By 1999 it was clear there was a huge funding gap. Just replacing the central heating in 6,500 homes would cost millions. Along with the tenants forum the council had formed, it began to look at options.
“It was never a political issue,” said Mr Cook. “It was always about what was best for the tenants.” After nearly two years the decision was made to transfer the housing stock to a specially formed, not-for-profit housing association, which was called Havebury.
In June 2002 the council received £46m in all, and the tenants suddenly began to see the long-awaited improvements. All the improvement programmes restarted.
“Since then we have done 20,000 improvements and spent £59million, but there is still some to do,” said Mr Cook.
He became chief executive of the ‘shadow’ Havebury in 2001, and of the real thing as soon as it swung into action. Far from being daunted at being cast adrift from a local government job into the private sector, Mr Cook was excited by the prospect.
“Straightaway I moved from saying no all the time when people asked for improvements, to being able to say yes – most of the time.”
Now he is on the regional executive committee of the National Housing Federation, the representative body for 1,200 housing associations in the UK.
“I suppose the biggest change in 30-odd years is that we have moved from being a housing service which said this is what you’ll get to one which is highly-focused on what tenants need,” he said.

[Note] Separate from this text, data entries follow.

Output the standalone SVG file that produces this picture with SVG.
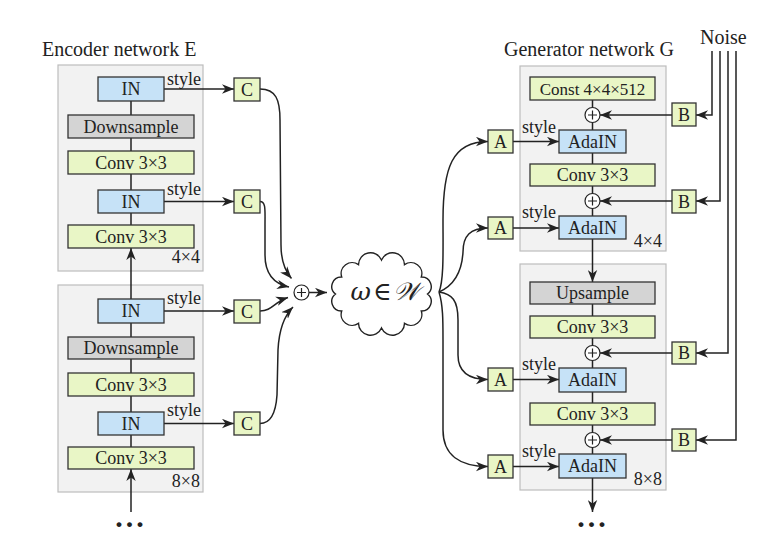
<svg xmlns="http://www.w3.org/2000/svg" width="784" height="540" viewBox="0 0 784 540">
<defs>
<marker id="ah" viewBox="0 0 12 10" refX="12" refY="5" markerWidth="12" markerHeight="10" orient="auto" markerUnits="userSpaceOnUse">
<path d="M0,0.3 L12,5 L0,9.7 L3.5,5 Z" fill="#222"/>
</marker>
<style>
text{font-family:"Liberation Serif","DejaVu Serif",serif;fill:#222;}
.t{font-size:18px;text-anchor:middle;}
.title{font-size:20px;}
.lbl{font-size:18px;}
.panel{fill:#f2f2f2;stroke:#bdbdbd;stroke-width:1.2;}
.blue{fill:#c6e2f7;stroke:#333;stroke-width:1.3;}
.green{fill:#e9f6c6;stroke:#333;stroke-width:1.3;}
.gray{fill:#d4d4d4;stroke:#333;stroke-width:1.3;}
.plus{fill:#fff;stroke:#222;stroke-width:1.2;}
.ln{fill:none;stroke:#222;stroke-width:1.5;}
.arr{fill:none;stroke:#222;stroke-width:1.5;marker-end:url(#ah);}
</style>
</defs>
<rect width="784" height="540" fill="#fff"/>

<!-- Titles -->
<text class="title" x="42" y="56">Encoder network E</text>
<text class="title" x="504" y="56">Generator network G</text>
<text class="title" x="700" y="44">Noise</text>

<!-- Panels -->
<g id="enc-panel-4x4"><rect class="panel" x="58" y="65" width="145" height="206"/><text class="lbl" x="200" y="263" text-anchor="end">4×4</text></g>
<g id="enc-panel-8x8"><rect class="panel" x="58" y="285" width="145" height="207"/><text class="lbl" x="200" y="487" text-anchor="end">8×8</text></g>
<g id="gen-panel-4x4"><rect class="panel" x="520" y="66" width="146" height="185"/><text class="lbl" x="662" y="247" text-anchor="end">4×4</text></g>
<g id="gen-panel-8x8"><rect class="panel" x="520" y="264" width="146" height="226"/><text class="lbl" x="662" y="485" text-anchor="end">8×8</text></g>

<!-- Connectors -->
<g id="connectors">
<path class="ln" d="M131,101 V115 M131,138 V151 M131,174 V190 M131,213 V225"/>
<path class="ln" d="M131,323 V337 M131,359 V373 M131,396 V412 M131,435 V447"/>
<path class="arr" d="M131,299 V248"/>
<path class="arr" d="M131,512 V469"/>
<path class="arr" d="M164,89 H234"/>
<path class="arr" d="M164,201.5 H234"/>
<path class="arr" d="M164,311 H234"/>
<path class="arr" d="M164,423.5 H234"/>
<path class="arr" d="M260,89 C276,89 280,100 280,120 L281,245 C281,262 285,271 291.5,278.5"/>
<path class="arr" d="M260,201.5 C266,201.5 265,210 265,225 L265,255 C265,275 275,284 289,287"/>
<path class="arr" d="M260,311 C272,311 274,302 288,297.5"/>
<path class="arr" d="M260,423.5 C272,423.5 276,410 277,395 L278,350 C279,330 285,315 293,307"/>
<path class="arr" d="M309,292.5 H327"/>
<path class="arr" d="M439,292 C444,280 443,250 443,220 C443,168 452,141.5 488,141.5"/>
<path class="arr" d="M439,292 C455,285 462,270 463,252 C463,236 470,228 488,228"/>
<path class="arr" d="M439,292 C452,294 458,300 458,320 L458,355 C458,372 468,379.5 488,379.5"/>
<path class="arr" d="M439,292 C443,305 443,320 443,340 L443,430 C443,455 460,466.5 488,466.5"/>
<path class="arr" d="M513,141.5 H559"/>
<path class="arr" d="M513,228 H559"/>
<path class="arr" d="M513,379.5 H559"/>
<path class="arr" d="M513,466.5 H559"/>
<path class="ln" d="M592.5,100 V107.5 M592.5,122.5 V130 M592.5,153 V164 M592.5,186 V193.5 M592.5,208.5 V216"/>
<path class="arr" d="M592.5,239 V282"/>
<path class="ln" d="M592.5,304 V316 M592.5,338 V345.5 M592.5,360.5 V368 M592.5,392 V403 M592.5,425 V432.5 M592.5,447.5 V454"/>
<path class="arr" d="M592.5,478 V512"/>
<path class="arr" d="M672,115 H600"/>
<path class="arr" d="M672,201 H600"/>
<path class="arr" d="M672,353 H600"/>
<path class="arr" d="M672,440 H600"/>
<path class="arr" d="M712,51 V115 H696"/>
<path class="arr" d="M720,51 V201 H696"/>
<path class="arr" d="M728,51 V353 H696"/>
<path class="arr" d="M736,51 V440 H696"/>
</g>

<!-- style labels -->
<g id="style-labels">
<text class="lbl" x="167" y="85">style</text>
<text class="lbl" x="167" y="195">style</text>
<text class="lbl" x="167" y="304">style</text>
<text class="lbl" x="167" y="416">style</text>
<text class="lbl" x="522" y="133">style</text>
<text class="lbl" x="522" y="218">style</text>
<text class="lbl" x="522" y="370">style</text>
<text class="lbl" x="522" y="457">style</text>
</g>

<!-- Encoder nodes -->
<g id="e-in1"><rect class="blue" x="98" y="77" width="66" height="24"/><text class="t" x="131" y="95">IN</text></g>
<g id="e-down1"><rect class="gray" x="68" y="115" width="126" height="23"/><text class="t" x="131" y="132.5">Downsample</text></g>
<g id="e-conv1"><rect class="green" x="68" y="151" width="126" height="23"/><text class="t" x="131" y="168.5">Conv 3×3</text></g>
<g id="e-in2"><rect class="blue" x="98" y="190" width="66" height="23"/><text class="t" x="131" y="207.5">IN</text></g>
<g id="e-conv2"><rect class="green" x="68" y="225" width="126" height="23"/><text class="t" x="131" y="242.5">Conv 3×3</text></g>
<g id="e-in3"><rect class="blue" x="98" y="299" width="66" height="24"/><text class="t" x="131" y="317">IN</text></g>
<g id="e-down2"><rect class="gray" x="68" y="337" width="126" height="22"/><text class="t" x="131" y="354">Downsample</text></g>
<g id="e-conv3"><rect class="green" x="68" y="373" width="126" height="23"/><text class="t" x="131" y="390.5">Conv 3×3</text></g>
<g id="e-in4"><rect class="blue" x="98" y="412" width="66" height="23"/><text class="t" x="131" y="429.5">IN</text></g>
<g id="e-conv4"><rect class="green" x="68" y="447" width="126" height="22"/><text class="t" x="131" y="464">Conv 3×3</text></g>
<g id="e-dots"><text x="131" y="527" font-size="30" font-weight="bold" text-anchor="middle" letter-spacing="3">...</text></g>

<g id="c1"><rect class="green" x="234" y="78" width="26" height="23"/><text class="t" x="247" y="95.5">C</text></g>
<g id="c2"><rect class="green" x="234" y="190" width="26" height="23"/><text class="t" x="247" y="207.5">C</text></g>
<g id="c3"><rect class="green" x="234" y="300" width="26" height="23"/><text class="t" x="247" y="317.5">C</text></g>
<g id="c4"><rect class="green" x="234" y="412" width="26" height="23"/><text class="t" x="247" y="429.5">C</text></g>

<g id="e-plus"><circle class="plus" cx="301.5" cy="292.5" r="7.5"/><path class="ln" style="stroke-width:1.2" d="M297,292.5 H306 M301.5,288 V297"/></g>

<g id="w-cloud">
<path fill="#fff" stroke="#222" stroke-width="1.4" d="M427.5,294 A9.5,9.5 0 0 1 421.3,311 A11,11 0 0 1 404.5,323.4 A12,12 0 0 1 381.5,328 A12,12 0 0 1 358.5,323.4 A11,11 0 0 1 341.7,311 A9.5,9.5 0 0 1 335.5,294 A9.5,9.5 0 0 1 341.7,277 A11,11 0 0 1 358.5,264.6 A12,12 0 0 1 381.5,260 A12,12 0 0 1 404.5,264.6 A11,11 0 0 1 421.3,277 A9.5,9.5 0 0 1 427.5,294 Z"/>
<text x="386" y="300" font-size="25" font-style="italic" text-anchor="middle" letter-spacing="2" style="font-family:'DejaVu Serif','Liberation Serif',serif">ω∈𝒲</text>
</g>

<!-- Generator nodes -->
<g id="g-const"><rect class="green" x="530" y="77" width="125" height="23"/><text class="t" x="592.5" y="94.5" style="font-size:17px">Const 4×4×512</text></g>
<g id="g-plus1"><circle class="plus" cx="592.5" cy="115" r="7.5"/><path class="ln" style="stroke-width:1.2" d="M588,115 H597 M592.5,110.5 V119.5"/></g>
<g id="g-ada1"><rect class="blue" x="559" y="130" width="67" height="23"/><text class="t" x="592.5" y="147.5">AdaIN</text></g>
<g id="g-conv1"><rect class="green" x="530" y="164" width="125" height="22"/><text class="t" x="592.5" y="181">Conv 3×3</text></g>
<g id="g-plus2"><circle class="plus" cx="592.5" cy="201" r="7.5"/><path class="ln" style="stroke-width:1.2" d="M588,201 H597 M592.5,196.5 V205.5"/></g>
<g id="g-ada2"><rect class="blue" x="559" y="216" width="67" height="23"/><text class="t" x="592.5" y="233.5">AdaIN</text></g>
<g id="g-up"><rect class="gray" x="530" y="282" width="125" height="22"/><text class="t" x="592.5" y="299">Upsample</text></g>
<g id="g-conv2"><rect class="green" x="530" y="316" width="125" height="22"/><text class="t" x="592.5" y="333">Conv 3×3</text></g>
<g id="g-plus3"><circle class="plus" cx="592.5" cy="353" r="7.5"/><path class="ln" style="stroke-width:1.2" d="M588,353 H597 M592.5,348.5 V357.5"/></g>
<g id="g-ada3"><rect class="blue" x="559" y="368" width="67" height="24"/><text class="t" x="592.5" y="386">AdaIN</text></g>
<g id="g-conv3"><rect class="green" x="530" y="403" width="125" height="22"/><text class="t" x="592.5" y="420">Conv 3×3</text></g>
<g id="g-plus4"><circle class="plus" cx="592.5" cy="440" r="7.5"/><path class="ln" style="stroke-width:1.2" d="M588,440 H597 M592.5,435.5 V444.5"/></g>
<g id="g-ada4"><rect class="blue" x="559" y="454" width="67" height="24"/><text class="t" x="592.5" y="472">AdaIN</text></g>
<g id="g-dots"><text x="593" y="527" font-size="30" font-weight="bold" text-anchor="middle" letter-spacing="3">...</text></g>

<g id="a1"><rect class="green" x="488" y="130" width="25" height="23"/><text class="t" x="500.5" y="147.5">A</text></g>
<g id="a2"><rect class="green" x="488" y="217" width="25" height="22"/><text class="t" x="500.5" y="234">A</text></g>
<g id="a3"><rect class="green" x="488" y="368" width="25" height="23"/><text class="t" x="500.5" y="385.5">A</text></g>
<g id="a4"><rect class="green" x="488" y="455" width="25" height="23"/><text class="t" x="500.5" y="472.5">A</text></g>

<g id="b1"><rect class="green" x="672" y="103" width="24" height="23"/><text class="t" x="684" y="120.5">B</text></g>
<g id="b2"><rect class="green" x="672" y="190" width="24" height="23"/><text class="t" x="684" y="207.5">B</text></g>
<g id="b3"><rect class="green" x="672" y="342" width="24" height="22"/><text class="t" x="684" y="359">B</text></g>
<g id="b4"><rect class="green" x="672" y="429" width="24" height="22"/><text class="t" x="684" y="446">B</text></g>
</svg>
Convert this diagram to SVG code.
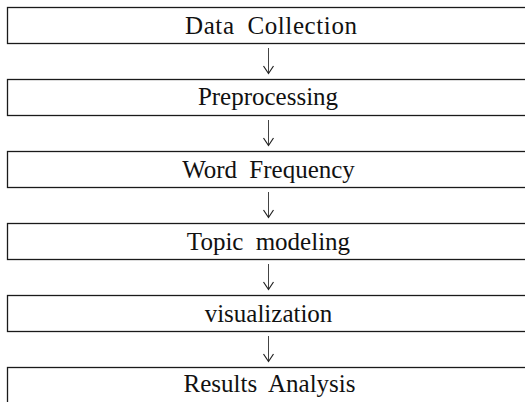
<svg xmlns="http://www.w3.org/2000/svg" width="525" height="402" viewBox="0 0 525 402">
<style>
.box{fill:#ffffff;stroke:#1a1a1a;stroke-width:1.3}
.lbl{font-family:'Liberation Serif','Times New Roman',Times,'DejaVu Serif',serif;font-size:25px;fill:#111;text-anchor:middle;word-spacing:6px}
.arr{stroke:#444;stroke-width:1;fill:none}
.head{fill:none;stroke:#222;stroke-width:1.2}
</style>
<rect width="525" height="402" fill="#ffffff"/>
<g id="n1"><rect class="box" x="7.5" y="7.5" width="530" height="36"/><text class="lbl" x="271" y="34" textLength="172" lengthAdjust="spacing">Data Collection</text></g>
<g id="n2"><rect class="box" x="7.5" y="79.5" width="530" height="36"/><text class="lbl" x="268" y="105">Preprocessing</text></g>
<g id="n3"><rect class="box" x="7.5" y="151.5" width="530" height="36"/><text class="lbl" x="268.5" y="178">Word Frequency</text></g>
<g id="n4"><rect class="box" x="7.5" y="223.5" width="530" height="36"/><text class="lbl" x="268.5" y="250">Topic modeling</text></g>
<g id="n5"><rect class="box" x="7.5" y="295.5" width="530" height="36"/><text class="lbl" x="268.5" y="322">visualization</text></g>
<g id="n6"><rect class="box" x="7.5" y="367.5" width="530" height="36"/><text class="lbl" x="269.5" y="392">Results Analysis</text></g>
<g id="connectors">
<line class="arr" x1="268.5" y1="48" x2="268.5" y2="73"/><path class="head" d="M263.5,66 L268.5,73.5 L273.5,66"/>
<line class="arr" x1="268.5" y1="120" x2="268.5" y2="145"/><path class="head" d="M263.5,138 L268.5,145.5 L273.5,138"/>
<line class="arr" x1="268.5" y1="192" x2="268.5" y2="217"/><path class="head" d="M263.5,210 L268.5,217.5 L273.5,210"/>
<line class="arr" x1="268.5" y1="264" x2="268.5" y2="289"/><path class="head" d="M263.5,282 L268.5,289.5 L273.5,282"/>
<line class="arr" x1="268.5" y1="336" x2="268.5" y2="361"/><path class="head" d="M263.5,354 L268.5,361.5 L273.5,354"/>
</g>
</svg>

“Before transfer 79 per cent of tenants were satisfied with the service, now it’s 92 per cent, compared with a UK average of 85 per cent.
“There has also been a change in the nature of the people we are delivering services to. There is a far larger number of older people and people with other vulnerabilities. The future is in sustaining people in their homes, and we have to deliver a service to allow that to happen.”
He points to the complete conversion of Horace Eves Close in Haverhill which is currently going on.
Another big change came in the wake of the right to buy legislation of the 1980s. Initially it depleted the stock and, as expected, the best houses went first. “But it has enriched the mix,” he said. “We have not got monolithic blocks of council housing estates. Chalkstone is 50 per cent owner-occupied or private renting now. It used to be 3.5 per cent.”
But he has a warning for the future. “We are still not going to be able to address the total need,” he said. “A number of properties are still needed of all kinds. People will rue the day 40 years down the road if they don’t allow development.”
Havebury now has 1,800 homes in Haverhill and in the last seven years has invested £25million in the town – private sector money which would not have come in otherwise. A lot of that has been spent with local businesses.
“When I set out my aim was to be a housing manager,” said Mr Cook. “I progressed to become director of housing, but then, because tenants put their trust in the housing team who had run the service, my ambition led me to become chief executive of a housing association. But still I am most proud of seeing so many people housed in good quality homes.
“I arrived in Haverhill not knowing what to expect and I found a gritty and strong community which many from outside still under-rate. It’s got a great future and I hope what I have done over the years will be a contribution towards that future success.
“I feel I am leaving at the top of my game. We have taken customer service in this organisation to a new level, created some award-winning housing and made sure that tenants’ voices are heard.
“In the last 12 months we have housed 600 households, which is double the normal. We are giving people a life opportunity – and that stems right back to Cathy Come Home.”